• **Work instructions**
Set the data down again, exactly as it reads, but without the pictures.

• **Data segment**
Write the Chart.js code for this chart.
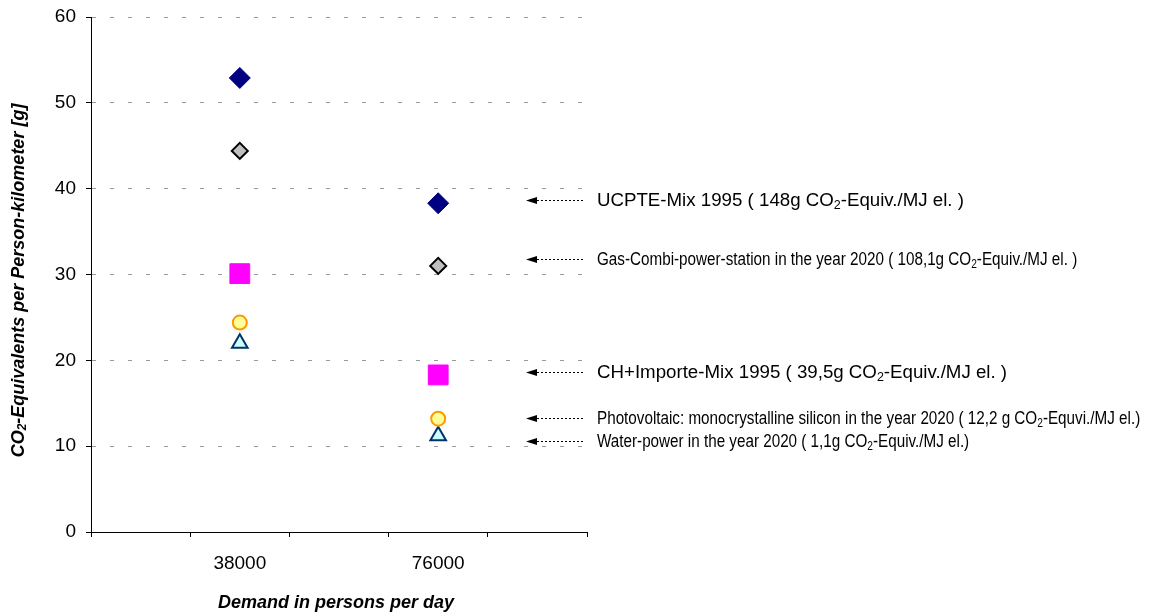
<!DOCTYPE html>
<html><head><meta charset="utf-8">
<script src="https://cdn.jsdelivr.net/npm/chart.js@4/dist/chart.umd.min.js"></script>
<style>html,body{margin:0;padding:0;background:#fff}#wrap{width:1151px;height:614px}</style>
</head><body><div id="wrap"><canvas id="c" width="1151" height="614"></canvas></div>
<script>
// ---- data ----
const categories = ['38000', '76000'];
const ucpte = [52.9, 38.3];
const gasCombi = [44.4, 31.0];
const chImport = [30.1, 18.3];
const photovoltaic = [24.4, 13.2];
const waterPower = [22.0, 11.2];
const yTicks = [0, 10, 20, 30, 40, 50, 60];
const xTitle = 'Demand in persons per day';
const yTitleParts = ['CO', '-Equivalents per Person-kilometer [g]'];
const annotationParts = [
  ['UCPTE-Mix 1995 ( 148g CO', '-Equiv./MJ el. )'],
  ['Gas-Combi-power-station in the year 2020 ( 108,1g CO', '-Equiv./MJ el. )'],
  ['CH+Importe-Mix 1995 ( 39,5g CO', '-Equiv./MJ el. )'],
  ['Photovoltaic: monocrystalline silicon in the year 2020 ( 12,2 g CO', '-Equvi./MJ el.)'],
  ['Water-power in the year 2020 ( 1,1g CO', '-Equiv./MJ el.)']
];
const annotationValues = [38.7, 31.8, 18.6, 13.3, 10.6];
const annotationNarrow = [false, true, false, true, true];

// category slots: blank, 38000, blank, 76000, blank
const slots = ['', categories[0], '', categories[1], ''];
const spread = v => [null, v[0], null, v[1], null];

function drawSubText(ctx, x, y, parts, font, subFont, subDy) {
  ctx.font = font;
  ctx.fillText(parts[0], x, y);
  let w = ctx.measureText(parts[0]).width;
  ctx.font = subFont;
  ctx.fillText('2', x + w, y + subDy);
  w += ctx.measureText('2').width;
  ctx.font = font;
  ctx.fillText(parts[1], x + w, y);
}
function subTextWidth(ctx, parts, font, subFont) {
  ctx.font = font;
  let w = ctx.measureText(parts[0]).width + ctx.measureText(parts[1]).width;
  ctx.font = subFont;
  return w + ctx.measureText('2').width;
}

const overlay = {
  id: 'overlay',
  afterDraw(chart) {
    const ctx = chart.ctx;
    const ys = chart.scales.y;
    const area = chart.chartArea;
    ctx.save();
    ctx.fillStyle = '#000';
    ctx.strokeStyle = '#000';
    // annotations
    annotationParts.forEach((parts, i) => {
      const y = Math.round(ys.getPixelForValue(annotationValues[i])) + 0.5;
      const tip = area.right - 61;
      ctx.beginPath();
      ctx.moveTo(tip, y);
      ctx.lineTo(tip + 11, y - 3.5);
      ctx.lineTo(tip + 11, y + 3.5);
      ctx.closePath();
      ctx.fill();
      ctx.save();
      ctx.lineWidth = 1;
      ctx.setLineDash([2, 2]);
      ctx.beginPath();
      ctx.moveTo(tip + 11, y);
      ctx.lineTo(area.right - 4, y);
      ctx.stroke();
      ctx.restore();
      ctx.textBaseline = 'middle';
      ctx.textAlign = 'left';
      const font = '18.7px "Liberation Sans", Arial';
      const subFont = '12.5px "Liberation Sans", Arial';
      ctx.save();
      ctx.translate(area.right + 10, y);
      if (annotationNarrow[i]) ctx.scale(0.815, 1);
      drawSubText(ctx, 0, 0, parts, font, subFont, 5);
      ctx.restore();
    });
    // x title
    ctx.textAlign = 'center';
    ctx.textBaseline = 'middle';
    ctx.font = 'italic bold 18px "Liberation Sans", Arial';
    ctx.fillText(xTitle, 336, 603);
    // y title (rotated)
    ctx.save();
    ctx.translate(19, (area.top + area.bottom) / 2 + 6);
    ctx.rotate(-Math.PI / 2);
    ctx.textAlign = 'left';
    const f = 'italic bold 18px "Liberation Sans", Arial';
    const sf = 'italic bold 12px "Liberation Sans", Arial';
    const w = subTextWidth(ctx, yTitleParts, f, sf);
    drawSubText(ctx, -w / 2, 0, yTitleParts, f, sf, 4);
    ctx.restore();
    ctx.restore();
  }
};

const tickFont = {family: '"Liberation Sans", Arial', size: 19};

new Chart(document.getElementById('c'), {
  type: 'line',
  data: {
    labels: slots,
    datasets: [
      {label: 'UCPTE-Mix 1995', data: spread(ucpte), showLine: false, pointStyle: 'rectRot', pointRadius: 10.5, backgroundColor: '#000080', borderColor: '#000080', borderWidth: 1},
      {label: 'Gas-Combi 2020', data: spread(gasCombi), showLine: false, pointStyle: 'rectRot', pointRadius: 8, backgroundColor: '#C0C0C0', borderColor: '#000000', borderWidth: 2},
      {label: 'CH+Importe-Mix 1995', data: spread(chImport), showLine: false, pointStyle: 'rect', pointRadius: 14, backgroundColor: '#FF00FF', borderColor: '#FF00FF', borderWidth: 1},
      {label: 'Photovoltaic 2020', data: spread(photovoltaic), showLine: false, pointStyle: 'circle', pointRadius: 7, backgroundColor: '#FFFF99', borderColor: '#FF9900', borderWidth: 2},
      {label: 'Water-power 2020', data: spread(waterPower), showLine: false, pointStyle: 'triangle', pointRadius: 9, backgroundColor: '#CCFFFF', borderColor: '#003366', borderWidth: 2}
    ]
  },
  options: {
    responsive: false,
    animation: false,
    events: [],
    layout: {padding: {top: 17, right: 564, left: 0, bottom: 0}},
    plugins: {legend: {display: false}, tooltip: {enabled: false}},
    scales: {
      x: {
        offset: true,
        grid: {offset: true, drawOnChartArea: false, tickLength: 5, color: '#000'},
        border: {color: '#000', width: 1},
        ticks: {autoSkip: false, maxRotation: 0, padding: 15, font: tickFont, color: '#000'},
        afterFit(s) { s.height = 82; s.paddingLeft = 0; s.paddingRight = 0; }
      },
      y: {
        min: 0, max: 60,
        afterBuildTicks(s) { s.ticks = yTicks.map(v => ({value: v})); },
        grid: {tickLength: 5, tickColor: '#000', color: c => (c.tick && c.tick.value === 0) ? 'rgba(0,0,0,0)' : '#999999', lineWidth: 1},
        border: {color: '#000', width: 1, dash: [4, 14]},
        ticks: {padding: 10, font: tickFont, color: '#000'},
        afterFit(s) { s.width = 91; s.paddingTop = 0; s.paddingBottom = 0; }
      }
    }
  },
  plugins: [overlay]
});
</script>
</body></html>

• **The reply**
Write the Chart.js code for this chart.
<!DOCTYPE html>
<html><head><meta charset="utf-8">
<script src="https://cdn.jsdelivr.net/npm/chart.js@4/dist/chart.umd.min.js"></script>
<style>html,body{margin:0;padding:0;background:#fff}#wrap{width:1151px;height:614px}</style>
</head><body><div id="wrap"><canvas id="c" width="1151" height="614"></canvas></div>
<script>
// ---- data ----
const categories = ['38000', '76000'];
const ucpte = [52.9, 38.3];
const gasCombi = [44.4, 31.0];
const chImport = [30.1, 18.3];
const photovoltaic = [24.4, 13.2];
const waterPower = [22.0, 11.2];
const yTicks = [0, 10, 20, 30, 40, 50, 60];
const xTitle = 'Demand in persons per day';
const yTitleParts = ['CO', '-Equivalents per Person-kilometer [g]'];
const annotationParts = [
  ['UCPTE-Mix 1995 ( 148g CO', '-Equiv./MJ el. )'],
  ['Gas-Combi-power-station in the year 2020 ( 108,1g CO', '-Equiv./MJ el. )'],
  ['CH+Importe-Mix 1995 ( 39,5g CO', '-Equiv./MJ el. )'],
  ['Photovoltaic: monocrystalline silicon in the year 2020 ( 12,2 g CO', '-Equvi./MJ el.)'],
  ['Water-power in the year 2020 ( 1,1g CO', '-Equiv./MJ el.)']
];
const annotationValues = [38.7, 31.8, 18.6, 13.3, 10.6];
const annotationNarrow = [false, true, false, true, true];

// category slots: blank, 38000, blank, 76000, blank
const slots = ['', categories[0], '', categories[1], ''];
const spread = v => [null, v[0], null, v[1], null];

function drawSubText(ctx, x, y, parts, font, subFont, subDy) {
  ctx.font = font;
  ctx.fillText(parts[0], x, y);
  let w = ctx.measureText(parts[0]).width;
  ctx.font = subFont;
  ctx.fillText('2', x + w, y + subDy);
  w += ctx.measureText('2').width;
  ctx.font = font;
  ctx.fillText(parts[1], x + w, y);
}
function subTextWidth(ctx, parts, font, subFont) {
  ctx.font = font;
  let w = ctx.measureText(parts[0]).width + ctx.measureText(parts[1]).width;
  ctx.font = subFont;
  return w + ctx.measureText('2').width;
}

const overlay = {
  id: 'overlay',
  afterDraw(chart) {
    const ctx = chart.ctx;
    const ys = chart.scales.y;
    const area = chart.chartArea;
    ctx.save();
    ctx.fillStyle = '#000';
    ctx.strokeStyle = '#000';
    // annotations
    annotationParts.forEach((parts, i) => {
      const y = Math.round(ys.getPixelForValue(annotationValues[i])) + 0.5;
      const tip = area.right - 61;
      ctx.beginPath();
      ctx.moveTo(tip, y);
      ctx.lineTo(tip + 11, y - 3.5);
      ctx.lineTo(tip + 11, y + 3.5);
      ctx.closePath();
      ctx.fill();
      ctx.save();
      ctx.lineWidth = 1;
      ctx.setLineDash([2, 2]);
      ctx.beginPath();
      ctx.moveTo(tip + 11, y);
      ctx.lineTo(area.right - 4, y);
      ctx.stroke();
      ctx.restore();
      ctx.textBaseline = 'middle';
      ctx.textAlign = 'left';
      const font = '18.7px "Liberation Sans", Arial';
      const subFont = '12.5px "Liberation Sans", Arial';
      ctx.save();
      ctx.translate(area.right + 10, y);
      if (annotationNarrow[i]) ctx.scale(0.815, 1);
      drawSubText(ctx, 0, 0, parts, font, subFont, 5);
      ctx.restore();
    });
    // x title
    ctx.textAlign = 'center';
    ctx.textBaseline = 'middle';
    ctx.font = 'italic bold 18px "Liberation Sans", Arial';
    ctx.fillText(xTitle, 336, 603);
    // y title (rotated)
    ctx.save();
    ctx.translate(19, (area.top + area.bottom) / 2 + 6);
    ctx.rotate(-Math.PI / 2);
    ctx.textAlign = 'left';
    const f = 'italic bold 18px "Liberation Sans", Arial';
    const sf = 'italic bold 12px "Liberation Sans", Arial';
    const w = subTextWidth(ctx, yTitleParts, f, sf);
    drawSubText(ctx, -w / 2, 0, yTitleParts, f, sf, 4);
    ctx.restore();
    ctx.restore();
  }
};

const tickFont = {family: '"Liberation Sans", Arial', size: 19};

new Chart(document.getElementById('c'), {
  type: 'line',
  data: {
    labels: slots,
    datasets: [
      {label: 'UCPTE-Mix 1995', data: spread(ucpte), showLine: false, pointStyle: 'rectRot', pointRadius: 10.5, backgroundColor: '#000080', borderColor: '#000080', borderWidth: 1},
      {label: 'Gas-Combi 2020', data: spread(gasCombi), showLine: false, pointStyle: 'rectRot', pointRadius: 8, backgroundColor: '#C0C0C0', borderColor: '#000000', borderWidth: 2},
      {label: 'CH+Importe-Mix 1995', data: spread(chImport), showLine: false, pointStyle: 'rect', pointRadius: 14, backgroundColor: '#FF00FF', borderColor: '#FF00FF', borderWidth: 1},
      {label: 'Photovoltaic 2020', data: spread(photovoltaic), showLine: false, pointStyle: 'circle', pointRadius: 7, backgroundColor: '#FFFF99', borderColor: '#FF9900', borderWidth: 2},
      {label: 'Water-power 2020', data: spread(waterPower), showLine: false, pointStyle: 'triangle', pointRadius: 9, backgroundColor: '#CCFFFF', borderColor: '#003366', borderWidth: 2}
    ]
  },
  options: {
    responsive: false,
    animation: false,
    events: [],
    layout: {padding: {top: 17, right: 564, left: 0, bottom: 0}},
    plugins: {legend: {display: false}, tooltip: {enabled: false}},
    scales: {
      x: {
        offset: true,
        grid: {offset: true, drawOnChartArea: false, tickLength: 5, color: '#000'},
        border: {color: '#000', width: 1},
        ticks: {autoSkip: false, maxRotation: 0, padding: 15, font: tickFont, color: '#000'},
        afterFit(s) { s.height = 82; s.paddingLeft = 0; s.paddingRight = 0; }
      },
      y: {
        min: 0, max: 60,
        afterBuildTicks(s) { s.ticks = yTicks.map(v => ({value: v})); },
        grid: {tickLength: 5, tickColor: '#000', color: c => (c.tick && c.tick.value === 0) ? 'rgba(0,0,0,0)' : '#999999', lineWidth: 1},
        border: {color: '#000', width: 1, dash: [4, 14]},
        ticks: {padding: 10, font: tickFont, color: '#000'},
        afterFit(s) { s.width = 91; s.paddingTop = 0; s.paddingBottom = 0; }
      }
    }
  },
  plugins: [overlay]
});
</script>
</body></html>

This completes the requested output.